One day Vacchiano received a complimentary copy of a new etude book by his former student Tom Stevens. The etudes were atonal and of a high level of difficulty in terms of rhythm, mixed meters and intervallic leaps. Knowing how Vacchiano always loved to show off his solfeggio expertise, I thought I had found the perfect medium to finally “catch him out”. I started setting him up as it were, for the ambush. I could see he was up for a challenge and eyes twinkling he offered to sight sing anything out of the book. “In any key?” I devilishly anteed up. His eyes met mine. I could see he was loving it. The chase was on. I set to selecting, of course the wildest page therein. Arming myself, I prepared little land mines for him. I got to a passage and analyzed it so that I would have a hope of being able to tell whether he was putting me on or playing fair! The stage was set. With joyful anticipation and great pleasure in my own cleverness I awaited the denouement of the great solfege master myth.
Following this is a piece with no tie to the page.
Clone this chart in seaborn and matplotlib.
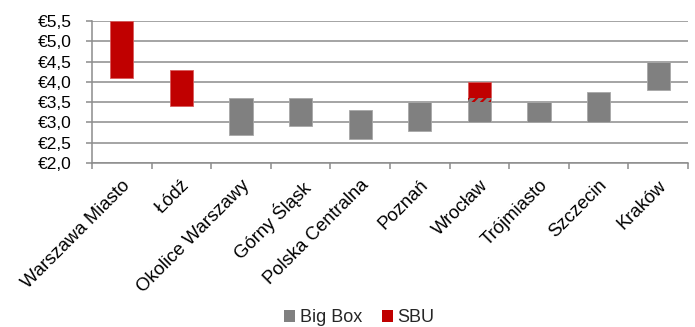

With complete nonchalance, he glanced over the page for but a few seconds and began. He went so quickly, I lost my place and couldn’t really be sure whether I had been had or not. Maintaining my cool, I pretended not to be impressed by his sight singing of the insane intervals or his handling of the rhythms, and pretended to have noted some irregularities in the solfege. I asked for another key (something along the lines of soprano clef reading). Again he whipped it off. Asking for the equivalent of the transposition from Bb to E trumpet (up and augmented fourth), I challenged him again. I finally was able to grasp that, in fact, the sequences were recognizable and that he had indeed met the challenge above and beyond what I had even had the ability to preconceive. I don’t remember how much credit I offered him at the time, (I feel it’s important to keep the sycophantic stuff under control in the presence of greatness) but, to this day, I still get goose bumps thinking about this feat and how completely disarmed I was by the many levels of his knowledge and skill.